During a meditation not too long ago I found my mind carried away by a quote that I heard during the new Cosmos series I had been watching the day before.
The quote in and of itself wasn’t particularly significant but it’s what it stimulated in my subconscious that then found its way to the surface the following day that caught my attention and dragged me away from a perfectly good meditation.
So what was the quote you may ask? It came from the son John of William Herschel, the 18th -19th century astronomer and composer, then a young boy when he asked his father, “Father do you believe in ghosts?”
His father said yes, but not in the human kind and then went on to explain how the light from many of the stars we see in the night sky has taken millions or even billions of years to reach our eyes and how those very stars may no longer exist because they have long since died. In this way he explained we really do see the “ghosts” of the dead, the ephemerae of the past.
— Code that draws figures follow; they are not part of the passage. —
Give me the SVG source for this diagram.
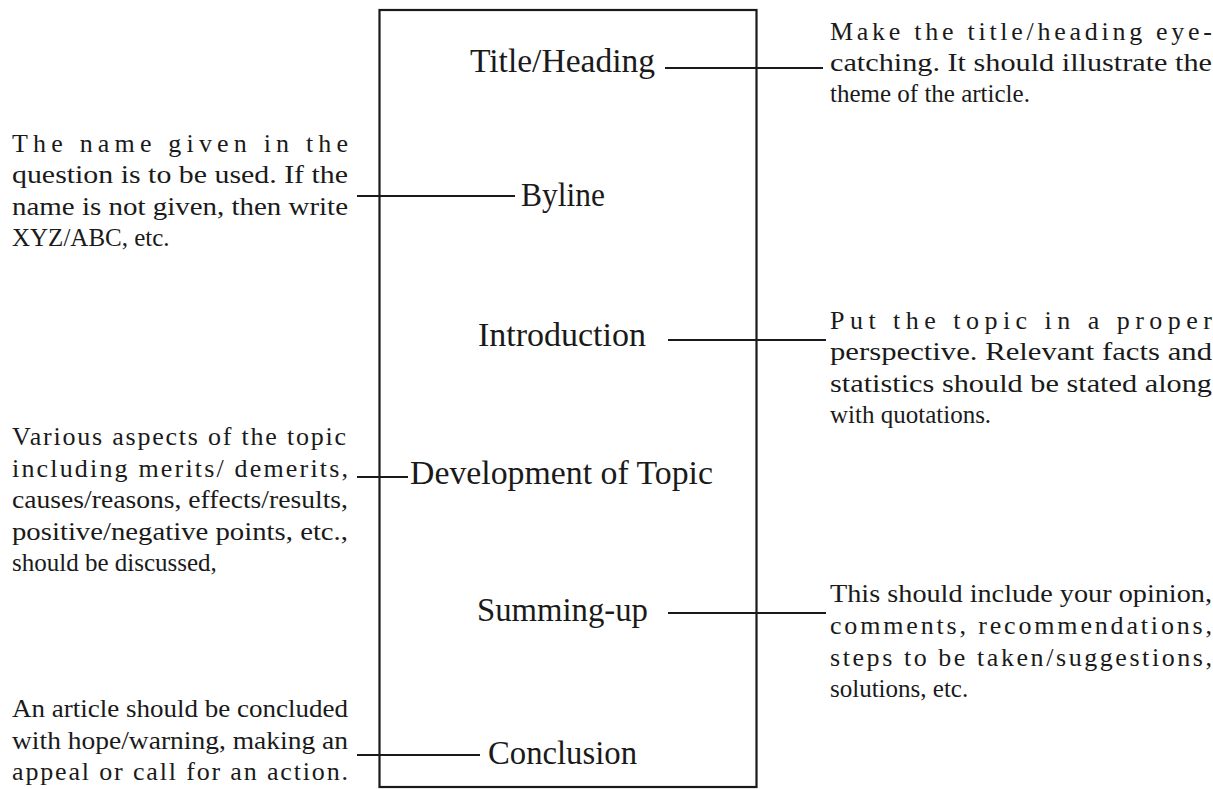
<svg xmlns="http://www.w3.org/2000/svg" width="1213" height="789" viewBox="0 0 1213 789">
<style>
.node{font-family:"Liberation Serif","Times New Roman",serif;font-size:33px;fill:#1a1a1a}
.desc{font-family:"Liberation Serif","Times New Roman",serif;font-size:26px;fill:#1a1a1a}
.last{font-size:25px}
.conn line{stroke:#1a1a1a;stroke-width:2}
.frame{fill:none;stroke:#1a1a1a;stroke-width:2.2}
</style>
<rect width="1213" height="789" fill="#ffffff"/>
<rect class="frame" x="379.500" y="10" width="377" height="777"/>
<g id="connectors" class="conn">
<line x1="665" y1="68" x2="823" y2="68"/>
<line x1="357" y1="196" x2="515" y2="196"/>
<line x1="668" y1="340" x2="826" y2="340"/>
<line x1="357" y1="477" x2="408" y2="477"/>
<line x1="668" y1="613" x2="826" y2="613"/>
<line x1="357" y1="755" x2="480" y2="755"/>
</g>
<g id="title">
<text class="node" x="470" y="72" textLength="185" lengthAdjust="spacingAndGlyphs">Title/Heading</text>
<text class="desc" x="830" y="40" textLength="382" lengthAdjust="spacing">Make the title/heading eye-</text>
<text class="desc" x="830" y="71" textLength="382" lengthAdjust="spacingAndGlyphs">catching. It should illustrate the</text>
<text class="desc last" x="830" y="102">theme of the article.</text>
</g>
<g id="byline">
<text class="node" x="521" y="206" textLength="84" lengthAdjust="spacingAndGlyphs">Byline</text>
<text class="desc" x="12" y="152" textLength="336" lengthAdjust="spacing">The name given in the</text>
<text class="desc" x="12" y="183" textLength="336" lengthAdjust="spacingAndGlyphs">question is to be used. If the</text>
<text class="desc" x="12" y="215" textLength="336" lengthAdjust="spacingAndGlyphs">name is not given, then write</text>
<text class="desc last" x="12" y="246">XYZ/ABC, etc.</text>
</g>
<g id="introduction">
<text class="node" x="478" y="346" textLength="168" lengthAdjust="spacingAndGlyphs">Introduction</text>
<text class="desc" x="830" y="329" textLength="382" lengthAdjust="spacing">Put the topic in a proper</text>
<text class="desc" x="830" y="360" textLength="382" lengthAdjust="spacingAndGlyphs">perspective. Relevant facts and</text>
<text class="desc" x="830" y="392" textLength="382" lengthAdjust="spacingAndGlyphs">statistics should be stated along</text>
<text class="desc last" x="830" y="423">with quotations.</text>
</g>
<g id="development">
<text class="node" x="410" y="484" textLength="303" lengthAdjust="spacingAndGlyphs">Development of Topic</text>
<text class="desc" x="12" y="445" textLength="334" lengthAdjust="spacing">Various aspects of the topic</text>
<text class="desc" x="12" y="477" textLength="336" lengthAdjust="spacing">including merits/ demerits,</text>
<text class="desc" x="12" y="508" textLength="336" lengthAdjust="spacingAndGlyphs">causes/reasons, effects/results,</text>
<text class="desc" x="12" y="540" textLength="336" lengthAdjust="spacingAndGlyphs">positive/negative points, etc.,</text>
<text class="desc last" x="12" y="571">should be discussed,</text>
</g>
<g id="summing-up">
<text class="node" x="477" y="621" textLength="171" lengthAdjust="spacingAndGlyphs">Summing-up</text>
<text class="desc" x="830" y="602" textLength="382" lengthAdjust="spacingAndGlyphs">This should include your opinion,</text>
<text class="desc" x="830" y="634" textLength="382" lengthAdjust="spacing">comments, recommendations,</text>
<text class="desc" x="830" y="666" textLength="382" lengthAdjust="spacing">steps to be taken/suggestions,</text>
<text class="desc last" x="830" y="697">solutions, etc.</text>
</g>
<g id="conclusion">
<text class="node" x="488" y="764" textLength="149" lengthAdjust="spacingAndGlyphs">Conclusion</text>
<text class="desc" x="12" y="717" textLength="336" lengthAdjust="spacingAndGlyphs">An article should be concluded</text>
<text class="desc" x="12" y="749" textLength="336" lengthAdjust="spacingAndGlyphs">with hope/warning, making an</text>
<text class="desc" x="12" y="780" textLength="336" lengthAdjust="spacing">appeal or call for an action.</text>
</g>
</svg>
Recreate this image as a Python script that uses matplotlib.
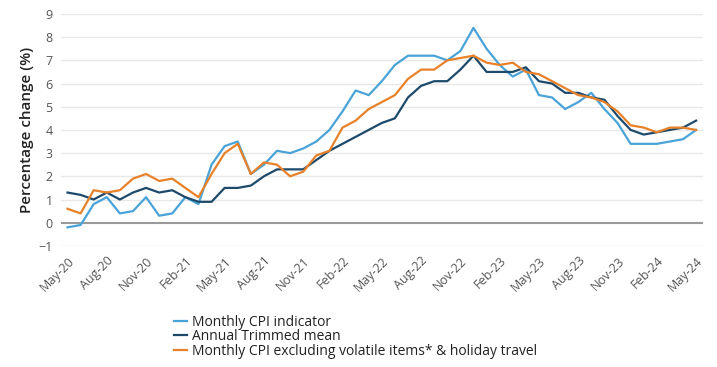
import matplotlib.pyplot as plt
import numpy as np

plt.rcParams['font.family'] = ['Open Sans', 'DejaVu Sans']

months = ['May-20', 'Jun-20', 'Jul-20', 'Aug-20', 'Sep-20', 'Oct-20', 'Nov-20', 'Dec-20',
          'Jan-21', 'Feb-21', 'Mar-21', 'Apr-21', 'May-21', 'Jun-21', 'Jul-21', 'Aug-21',
          'Sep-21', 'Oct-21', 'Nov-21', 'Dec-21', 'Jan-22', 'Feb-22', 'Mar-22', 'Apr-22',
          'May-22', 'Jun-22', 'Jul-22', 'Aug-22', 'Sep-22', 'Oct-22', 'Nov-22', 'Dec-22',
          'Jan-23', 'Feb-23', 'Mar-23', 'Apr-23', 'May-23', 'Jun-23', 'Jul-23', 'Aug-23',
          'Sep-23', 'Oct-23', 'Nov-23', 'Dec-23', 'Jan-24', 'Feb-24', 'Mar-24', 'Apr-24',
          'May-24']

# Monthly CPI indicator
cpi_monthly = [-0.2, -0.1, 0.8, 1.1, 0.4, 0.5, 1.1, 0.3, 0.4, 1.1, 0.8, 2.5, 3.3, 3.5,
               2.1, 2.5, 3.1, 3.0, 3.2, 3.5, 4.0, 4.8, 5.7, 5.5, 6.1, 6.8, 7.2, 7.2,
               7.2, 7.0, 7.4, 8.4, 7.5, 6.8, 6.3, 6.6, 5.5, 5.4, 4.9, 5.2, 5.6, 4.9,
               4.3, 3.4, 3.4, 3.4, 3.5, 3.6, 4.0]

# Annual trimmed mean
trimmed_mean = [1.3, 1.2, 1.0, 1.3, 1.0, 1.3, 1.5, 1.3, 1.4, 1.1, 0.9, 0.9, 1.5, 1.5,
                1.6, 2.0, 2.3, 2.3, 2.3, 2.7, 3.1, 3.4, 3.7, 4.0, 4.3, 4.5, 5.4, 5.9,
                6.1, 6.1, 6.6, 7.2, 6.5, 6.5, 6.5, 6.7, 6.1, 6.0, 5.6, 5.6, 5.4, 5.3,
                4.6, 4.0, 3.8, 3.9, 4.0, 4.1, 4.4]

# Monthly CPI excluding volatile items & holiday travel
cpi_ex_volatile = [0.6, 0.4, 1.4, 1.3, 1.4, 1.9, 2.1, 1.8, 1.9, 1.5, 1.1, 2.1, 3.0, 3.4,
                   2.1, 2.6, 2.5, 2.0, 2.2, 2.9, 3.1, 4.1, 4.4, 4.9, 5.2, 5.5, 6.2, 6.6,
                   6.6, 7.0, 7.1, 7.2, 6.9, 6.8, 6.9, 6.5, 6.4, 6.1, 5.8, 5.5, 5.4, 5.2,
                   4.8, 4.2, 4.1, 3.9, 4.1, 4.1, 4.0]

x = np.arange(len(months))

fig = plt.figure(figsize=(7.17, 3.67), dpi=100)
ax = fig.add_axes([0.085, 0.33, 0.895, 0.632])

for y in range(1, 10):
    ax.axhline(y, color='#e8e8e8', lw=1, zorder=0)
ax.axhline(0, color='#9a9a9a', lw=1.5, zorder=1)
ax.axhline(-1, color='#d6e2ef', lw=1, zorder=0)

ax.plot(x, cpi_monthly, color='#4aa3d8', lw=1.6, label='Monthly CPI indicator', zorder=3)
ax.plot(x, trimmed_mean, color='#1d4a6b', lw=1.6, label='Annual Trimmed mean', zorder=3)
ax.plot(x, cpi_ex_volatile, color='#e8822a', lw=1.6,
        label='Monthly CPI excluding volatile items* & holiday travel', zorder=3)

ax.set_xlim(-0.5, len(months) - 0.5)
ax.set_ylim(-1, 9)
ax.set_yticks(range(-1, 10))
ax.set_xticks(x[::3])
ax.set_xticklabels(months[::3], rotation=45, ha='right', rotation_mode='anchor')
ax.tick_params(axis='both', length=0, labelsize=9, colors='#555555', pad=6)
for s in ax.spines.values():
    s.set_visible(False)
ax.set_ylabel('Percentage change (%)', fontsize=11, color='#222222', labelpad=3,
              fontweight='semibold')

leg = fig.legend(loc='lower left', bbox_to_anchor=(0.235, 0.008), frameon=False, fontsize=10,
                 handlelength=0.9, handletextpad=0.4, labelspacing=-0.05, borderaxespad=0)
for t in leg.get_texts():
    t.set_color('#222222')
    t.set_fontweight('medium')

fig.savefig('out.png', dpi=100)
The truth is that you and I are always seeing what was, that every event, every object that we see is but an image from the past. This is because it takes time for our brains to process a sensory input. Not very much time, granted i.e. 80milliseconds to be precise and we wouldn’t even notice except in those cases when there are two sensory inputs such as visual and auditory and if the object of the sound/vision stimulus takes more than 80 milliseconds to reach our eyes/ears. When this happens sound and vision are out of sync thus producing a lag between the two. Ever notice that during a fireworks display that there’s a lag between the flash and the bang? In this case the “ghost” is two fold i.e. the flash is 80 milliseconds dead while the bang is at least 160 milliseconds from the past. What we see and hear is but a ghost from the past. Fundamentally what we are conscious of doesn’t exist in the here and now. Consciousness is only of the past. Consciousness is but a ghost.
No wonder science has trouble with consciousness and try as they might scientists can’t even agree on what ”consciousness” is, they don’t seem to be able to account for it. They know a lot about ‘how’ the brain functions but can’t explain what consciousness is or how it works– science simply cannot measure it and if you can’t measure it, then you can’t do what science does, test it. We know it’s there because we’re all walking around with it, but how do we find out what it is if we can’t use the scientific method on it?
What do I mean by consciousness? It’s the ability to have mental experiences and we do that all the time whether awake or asleep (your dreams are part of your consciousness).
Some scientists and philosophers have wondered if at the atomic level of existence our consciousness may be like that of a photon of light i.e. massless. It seems as though neither light nor consciousness exist within the same time/space paradigm as we do, as our bodies do. “How is that so?” you may well ask. Our bodies have mass and can never attain the speed of light because, according to the Einsteinian equations, that would require that they become infinite in their mass. But light can travel at the speed of light (186,000 miles/second) because it has no mass. And from the point-of-view of a photon of light time has stopped– it “lives” within no time i.e. the present. If you look at consciousness closely it also seems to have no mass therefor not a part of the body. In a material world of bodies space and time exist as a single entity, space/time, but in the world of the photon and perhaps as I’m suggesting the world of mind, time doesn’t exist and thus nether does space. As Einstein suggested time/space may be only a function of the observer, the brain.
So let me get back to this hypothetical photon. This is the same as the light that left the body of a star and traveled across time. If this photon could think it wouldn’t know that its body may already be dead and that what it “sees” of itself is only its ghost.
This seems to be what happens at the event horizon of a black hole, that line of demarcation that defines what’s outside the hole and what’s inside. If you were to step across this line it would look to others outside as though you were forever trapped within the horizon itself when in reality you had early on been crushed and torn into atomic flotsam. All we see out here is the “ghost” of who you were.
There are some theories that suggest that we ourselves are dead the moment we are born, that our light has traversed time and that like my make-believe photon we only see the ghost of ourselves and that it is always in the present moment. Light does funny things to time and because it helps to define existence we may see that our existence is relative to the observer as well. While in the ship of our bodies we see one reality but to an observer outside this reality quite another reality exists.
Now, I’m not suggesting that any of this proves my musings, but it does perhaps show that ghost images of what once was can far outlive their original existence especially from an observer (the brain) on the outside of consciousness.
Do you believe in ghosts? Perhaps we are one!